■ What is required ■
Please pull out every line that includes the string "image".

[Code that draws figures]
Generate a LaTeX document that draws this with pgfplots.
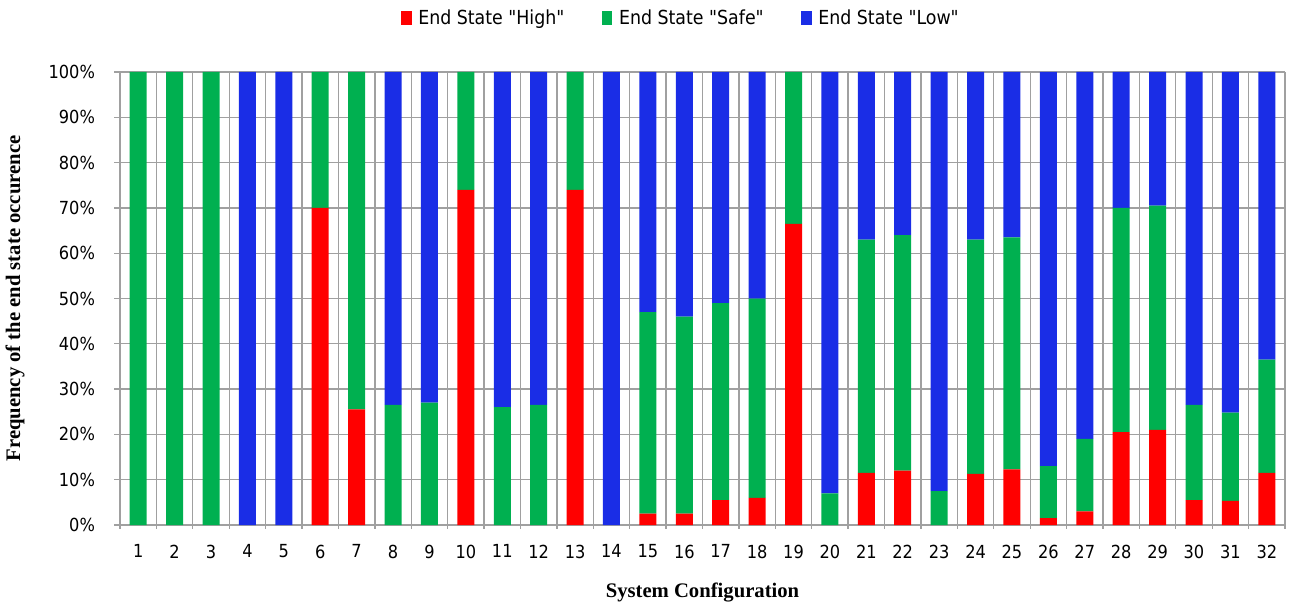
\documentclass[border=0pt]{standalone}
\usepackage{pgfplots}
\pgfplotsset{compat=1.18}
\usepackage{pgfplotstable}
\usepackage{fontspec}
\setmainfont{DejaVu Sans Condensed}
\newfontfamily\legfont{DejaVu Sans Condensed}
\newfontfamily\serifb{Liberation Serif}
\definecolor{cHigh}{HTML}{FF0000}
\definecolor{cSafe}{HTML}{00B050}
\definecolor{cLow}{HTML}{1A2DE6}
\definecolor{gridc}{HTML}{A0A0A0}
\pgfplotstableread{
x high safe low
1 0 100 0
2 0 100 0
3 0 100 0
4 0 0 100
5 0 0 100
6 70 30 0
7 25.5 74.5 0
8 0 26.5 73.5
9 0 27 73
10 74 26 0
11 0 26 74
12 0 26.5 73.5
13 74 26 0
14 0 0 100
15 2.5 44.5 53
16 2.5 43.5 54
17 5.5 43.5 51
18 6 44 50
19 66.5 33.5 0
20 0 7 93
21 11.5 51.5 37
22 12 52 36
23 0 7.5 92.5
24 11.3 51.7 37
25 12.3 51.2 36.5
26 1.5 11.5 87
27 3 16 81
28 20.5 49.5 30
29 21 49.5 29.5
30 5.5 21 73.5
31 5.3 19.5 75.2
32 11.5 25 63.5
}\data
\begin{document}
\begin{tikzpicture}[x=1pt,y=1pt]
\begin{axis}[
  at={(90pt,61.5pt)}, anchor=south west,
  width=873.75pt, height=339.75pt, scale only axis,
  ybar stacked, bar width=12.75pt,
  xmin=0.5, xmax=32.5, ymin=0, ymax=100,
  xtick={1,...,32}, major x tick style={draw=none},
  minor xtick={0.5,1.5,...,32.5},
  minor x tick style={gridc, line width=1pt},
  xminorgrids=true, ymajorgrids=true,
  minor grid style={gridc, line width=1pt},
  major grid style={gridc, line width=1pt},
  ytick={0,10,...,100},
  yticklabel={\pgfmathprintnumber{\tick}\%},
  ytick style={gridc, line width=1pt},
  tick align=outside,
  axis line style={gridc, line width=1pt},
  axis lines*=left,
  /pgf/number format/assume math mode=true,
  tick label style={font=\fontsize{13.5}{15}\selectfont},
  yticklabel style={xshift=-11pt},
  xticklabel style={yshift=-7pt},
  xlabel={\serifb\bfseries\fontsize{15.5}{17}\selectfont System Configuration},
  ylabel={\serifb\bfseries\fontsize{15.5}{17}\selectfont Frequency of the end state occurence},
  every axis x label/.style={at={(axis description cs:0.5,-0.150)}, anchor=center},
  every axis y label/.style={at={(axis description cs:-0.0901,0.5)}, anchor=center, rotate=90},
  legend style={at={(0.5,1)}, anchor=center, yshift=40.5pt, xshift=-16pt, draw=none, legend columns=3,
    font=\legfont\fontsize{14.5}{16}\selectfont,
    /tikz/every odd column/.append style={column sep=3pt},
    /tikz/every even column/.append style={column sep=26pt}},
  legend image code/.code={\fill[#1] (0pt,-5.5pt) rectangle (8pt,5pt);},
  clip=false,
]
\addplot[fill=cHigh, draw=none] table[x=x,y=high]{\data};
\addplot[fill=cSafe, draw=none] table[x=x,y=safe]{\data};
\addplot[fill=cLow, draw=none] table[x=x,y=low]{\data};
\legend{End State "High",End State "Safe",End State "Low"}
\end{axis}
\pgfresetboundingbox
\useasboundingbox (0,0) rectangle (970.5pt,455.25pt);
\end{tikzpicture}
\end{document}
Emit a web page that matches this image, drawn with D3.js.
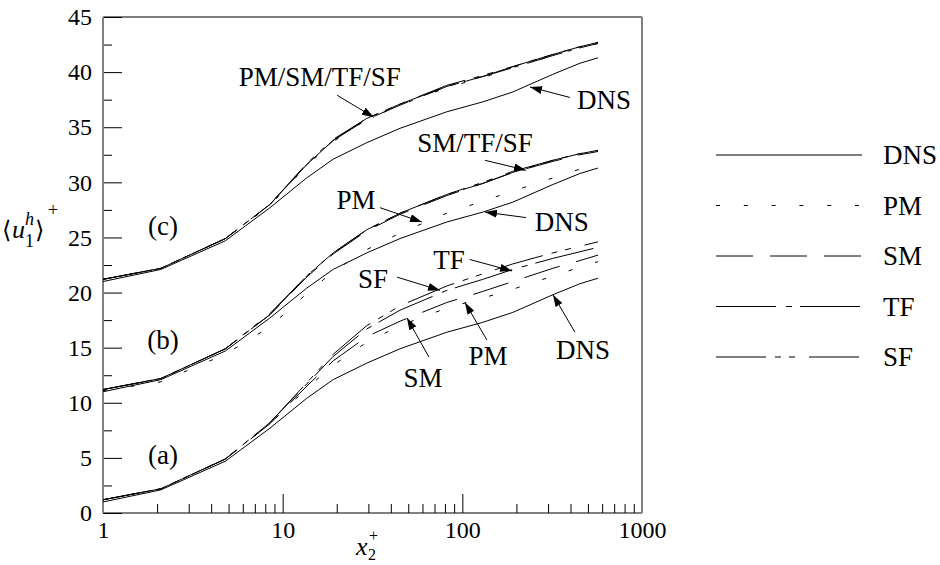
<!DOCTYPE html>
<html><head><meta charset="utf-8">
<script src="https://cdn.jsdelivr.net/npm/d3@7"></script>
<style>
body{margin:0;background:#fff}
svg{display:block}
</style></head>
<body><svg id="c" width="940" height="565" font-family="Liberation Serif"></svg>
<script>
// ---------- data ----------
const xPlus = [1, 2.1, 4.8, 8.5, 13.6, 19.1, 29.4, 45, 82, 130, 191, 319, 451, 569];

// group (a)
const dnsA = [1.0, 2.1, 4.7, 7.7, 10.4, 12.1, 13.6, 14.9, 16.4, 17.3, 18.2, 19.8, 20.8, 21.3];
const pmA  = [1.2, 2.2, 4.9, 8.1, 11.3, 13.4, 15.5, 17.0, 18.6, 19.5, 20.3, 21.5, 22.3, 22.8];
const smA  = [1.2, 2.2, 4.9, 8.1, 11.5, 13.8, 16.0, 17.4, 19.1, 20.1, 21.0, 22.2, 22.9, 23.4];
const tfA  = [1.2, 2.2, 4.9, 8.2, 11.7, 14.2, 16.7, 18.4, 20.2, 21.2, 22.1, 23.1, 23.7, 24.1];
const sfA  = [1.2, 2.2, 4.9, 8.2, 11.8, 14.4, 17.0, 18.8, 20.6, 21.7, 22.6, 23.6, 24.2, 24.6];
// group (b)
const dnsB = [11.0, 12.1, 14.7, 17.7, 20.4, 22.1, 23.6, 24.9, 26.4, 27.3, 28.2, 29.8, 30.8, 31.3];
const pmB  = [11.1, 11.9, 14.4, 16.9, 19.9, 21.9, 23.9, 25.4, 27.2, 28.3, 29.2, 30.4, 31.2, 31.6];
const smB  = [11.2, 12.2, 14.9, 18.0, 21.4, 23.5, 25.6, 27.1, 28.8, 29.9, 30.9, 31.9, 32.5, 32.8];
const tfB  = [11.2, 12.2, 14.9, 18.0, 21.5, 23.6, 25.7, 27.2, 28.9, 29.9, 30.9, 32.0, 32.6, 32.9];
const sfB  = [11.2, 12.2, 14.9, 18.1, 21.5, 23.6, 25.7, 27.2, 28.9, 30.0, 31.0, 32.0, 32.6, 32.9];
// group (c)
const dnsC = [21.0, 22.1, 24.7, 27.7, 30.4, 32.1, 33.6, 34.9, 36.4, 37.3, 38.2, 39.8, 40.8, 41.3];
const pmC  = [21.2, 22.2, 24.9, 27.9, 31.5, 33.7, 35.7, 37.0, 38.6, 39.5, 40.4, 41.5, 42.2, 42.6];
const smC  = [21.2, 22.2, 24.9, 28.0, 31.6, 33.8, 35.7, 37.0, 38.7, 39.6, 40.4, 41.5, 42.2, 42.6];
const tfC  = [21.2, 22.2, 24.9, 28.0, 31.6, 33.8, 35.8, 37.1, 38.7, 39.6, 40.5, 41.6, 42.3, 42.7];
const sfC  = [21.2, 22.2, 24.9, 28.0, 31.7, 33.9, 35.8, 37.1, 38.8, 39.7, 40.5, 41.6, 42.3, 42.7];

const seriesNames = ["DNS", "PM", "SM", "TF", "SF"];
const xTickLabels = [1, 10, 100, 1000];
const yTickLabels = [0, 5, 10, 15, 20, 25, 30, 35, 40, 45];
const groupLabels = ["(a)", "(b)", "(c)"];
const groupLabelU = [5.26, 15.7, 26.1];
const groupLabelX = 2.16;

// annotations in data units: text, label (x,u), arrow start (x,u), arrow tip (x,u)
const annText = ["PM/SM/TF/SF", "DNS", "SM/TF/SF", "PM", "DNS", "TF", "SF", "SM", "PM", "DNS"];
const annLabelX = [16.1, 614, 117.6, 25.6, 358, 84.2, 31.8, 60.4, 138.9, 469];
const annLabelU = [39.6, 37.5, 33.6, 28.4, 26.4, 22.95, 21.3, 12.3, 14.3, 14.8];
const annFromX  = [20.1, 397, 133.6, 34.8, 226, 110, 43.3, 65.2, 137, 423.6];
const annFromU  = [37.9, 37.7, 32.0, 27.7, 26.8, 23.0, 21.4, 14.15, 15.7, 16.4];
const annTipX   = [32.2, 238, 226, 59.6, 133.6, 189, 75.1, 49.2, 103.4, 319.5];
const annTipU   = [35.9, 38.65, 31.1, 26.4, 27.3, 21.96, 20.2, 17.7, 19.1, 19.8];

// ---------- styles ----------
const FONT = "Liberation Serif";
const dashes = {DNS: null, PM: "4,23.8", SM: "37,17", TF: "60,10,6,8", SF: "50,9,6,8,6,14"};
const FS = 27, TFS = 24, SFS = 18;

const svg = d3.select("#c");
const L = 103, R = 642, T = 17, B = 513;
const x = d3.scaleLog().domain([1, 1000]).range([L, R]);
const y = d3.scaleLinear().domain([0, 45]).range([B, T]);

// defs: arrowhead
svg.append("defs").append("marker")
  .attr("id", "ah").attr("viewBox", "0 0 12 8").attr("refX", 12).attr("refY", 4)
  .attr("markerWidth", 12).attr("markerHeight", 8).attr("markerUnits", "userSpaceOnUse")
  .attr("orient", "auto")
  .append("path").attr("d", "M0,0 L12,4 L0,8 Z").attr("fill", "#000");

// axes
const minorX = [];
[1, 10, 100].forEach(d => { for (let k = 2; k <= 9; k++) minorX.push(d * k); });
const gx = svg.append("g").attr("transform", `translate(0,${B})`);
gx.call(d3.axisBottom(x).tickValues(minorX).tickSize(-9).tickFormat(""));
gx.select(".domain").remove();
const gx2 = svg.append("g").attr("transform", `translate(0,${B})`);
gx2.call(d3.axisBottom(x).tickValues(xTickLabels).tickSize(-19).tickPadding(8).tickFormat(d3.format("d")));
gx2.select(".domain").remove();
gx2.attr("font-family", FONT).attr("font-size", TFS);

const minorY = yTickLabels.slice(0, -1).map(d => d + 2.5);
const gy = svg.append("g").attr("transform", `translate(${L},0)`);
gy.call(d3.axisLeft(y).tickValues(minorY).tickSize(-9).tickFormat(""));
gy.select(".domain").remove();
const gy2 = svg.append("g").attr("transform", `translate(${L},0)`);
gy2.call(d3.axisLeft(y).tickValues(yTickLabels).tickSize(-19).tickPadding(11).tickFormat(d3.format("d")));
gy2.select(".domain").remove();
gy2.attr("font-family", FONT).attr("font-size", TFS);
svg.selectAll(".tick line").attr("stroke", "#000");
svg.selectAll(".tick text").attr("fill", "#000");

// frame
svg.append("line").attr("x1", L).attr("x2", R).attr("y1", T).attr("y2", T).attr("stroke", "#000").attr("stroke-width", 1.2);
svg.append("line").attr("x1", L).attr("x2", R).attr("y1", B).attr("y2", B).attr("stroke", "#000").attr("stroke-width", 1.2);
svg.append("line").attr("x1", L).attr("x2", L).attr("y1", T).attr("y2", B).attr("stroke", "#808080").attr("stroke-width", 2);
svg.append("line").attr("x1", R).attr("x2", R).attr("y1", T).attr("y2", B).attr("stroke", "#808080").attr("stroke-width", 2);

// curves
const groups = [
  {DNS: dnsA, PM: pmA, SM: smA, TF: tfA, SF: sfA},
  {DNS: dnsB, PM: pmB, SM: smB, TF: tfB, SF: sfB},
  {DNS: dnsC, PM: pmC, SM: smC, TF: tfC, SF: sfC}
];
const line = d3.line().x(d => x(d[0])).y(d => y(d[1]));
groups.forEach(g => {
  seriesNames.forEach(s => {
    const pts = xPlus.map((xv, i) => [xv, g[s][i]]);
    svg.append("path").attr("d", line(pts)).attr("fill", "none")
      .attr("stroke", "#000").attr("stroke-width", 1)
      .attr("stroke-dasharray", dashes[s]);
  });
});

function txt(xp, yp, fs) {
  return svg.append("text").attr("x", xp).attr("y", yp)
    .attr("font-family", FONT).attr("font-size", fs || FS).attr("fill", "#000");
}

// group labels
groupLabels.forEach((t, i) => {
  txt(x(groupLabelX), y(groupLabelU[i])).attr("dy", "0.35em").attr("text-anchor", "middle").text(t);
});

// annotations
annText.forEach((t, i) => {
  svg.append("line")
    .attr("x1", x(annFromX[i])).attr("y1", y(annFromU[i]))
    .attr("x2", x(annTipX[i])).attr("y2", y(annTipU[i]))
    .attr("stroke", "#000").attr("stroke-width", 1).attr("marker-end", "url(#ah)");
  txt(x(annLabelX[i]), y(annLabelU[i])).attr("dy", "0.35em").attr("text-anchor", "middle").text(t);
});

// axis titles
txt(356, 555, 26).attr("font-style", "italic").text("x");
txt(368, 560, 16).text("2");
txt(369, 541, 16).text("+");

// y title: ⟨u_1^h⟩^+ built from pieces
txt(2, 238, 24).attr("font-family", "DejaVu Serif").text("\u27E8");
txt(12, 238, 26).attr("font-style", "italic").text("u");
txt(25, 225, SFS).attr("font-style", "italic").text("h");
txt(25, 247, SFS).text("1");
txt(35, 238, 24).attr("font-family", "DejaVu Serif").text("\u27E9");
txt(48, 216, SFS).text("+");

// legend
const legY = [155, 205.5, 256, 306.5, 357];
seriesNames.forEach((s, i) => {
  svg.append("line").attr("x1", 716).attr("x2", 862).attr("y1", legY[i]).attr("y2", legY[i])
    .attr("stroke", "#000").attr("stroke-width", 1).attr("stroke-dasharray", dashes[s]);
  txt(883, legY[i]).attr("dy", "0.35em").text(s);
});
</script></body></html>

■ Answer to this problem ■
  legend image code/.code={\fill[#1] (0pt,-5.5pt) rectangle (8pt,5pt);},
Emit a web page that matches this image, drawn with D3.js.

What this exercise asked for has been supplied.